In the relativistic sense, price updates at two exchanges separated by distance d are spacelike-separated events for any time interval less than d/c. For the New Jersey-Chicago link, any pair of price updates occurring within 4 milliseconds of each other cannot be ordered unambiguously — there is no fact about which happened first. The ordering depends on the reference frame. An observer at rest in New Jersey sees one temporal ordering; an observer at rest in Chicago may see a different one. Neither is wrong. The concept of “simultaneous prices” across these exchanges is not physical — it is a convention.

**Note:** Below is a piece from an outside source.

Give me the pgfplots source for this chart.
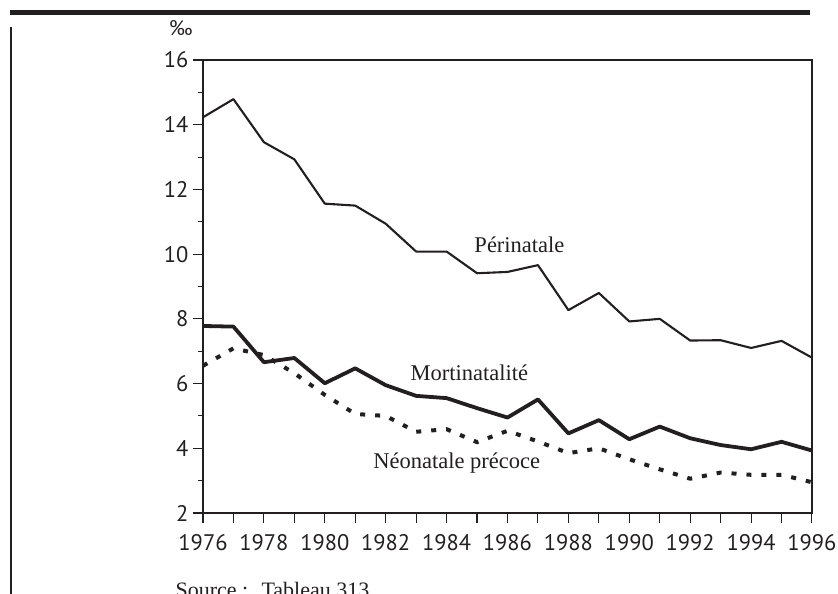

The NBBO implements this convention by choosing an implicit simultaneity standard: the timestamps of the Securities Information Processor (SIP), which consolidates quotes from all exchanges. The SIP imposes an ordering on events that special relativity says have no unique ordering. The resulting “best price” is frame-dependent — it depends on which simultaneity convention the SIP uses, not on any objective property of the markets.
The practical consequence is that the window of frame-dependence — microseconds to milliseconds — is precisely the timescale at which high-frequency trading operates. Firms that colocate their servers near exchange matching engines, or that build microwave links between New Jersey and Chicago, are exploiting the same relativistic gap that makes the NBBO undefined. They profit not from better analysis or faster algorithms but from the physical impossibility of defining simultaneous prices across spacelike-separated locations. The regulatory framework assumes a simultaneity that physics does not provide, and the resulting ambiguity creates an arbitrage opportunity worth approximately $5 billion annually.
The paper names this pattern “engineered simultaneity”: a system design that requires comparing events at spacelike-separated locations, implements the comparison via an implicit convention, and represents the result as objective rather than conventional. The NBBO is not the only instance — any distributed system that requires a global “current state” across geographically separated nodes faces the same physical constraint. But the NBBO is unusual in being legally mandated and financially consequential. The law requires something that physics forbids.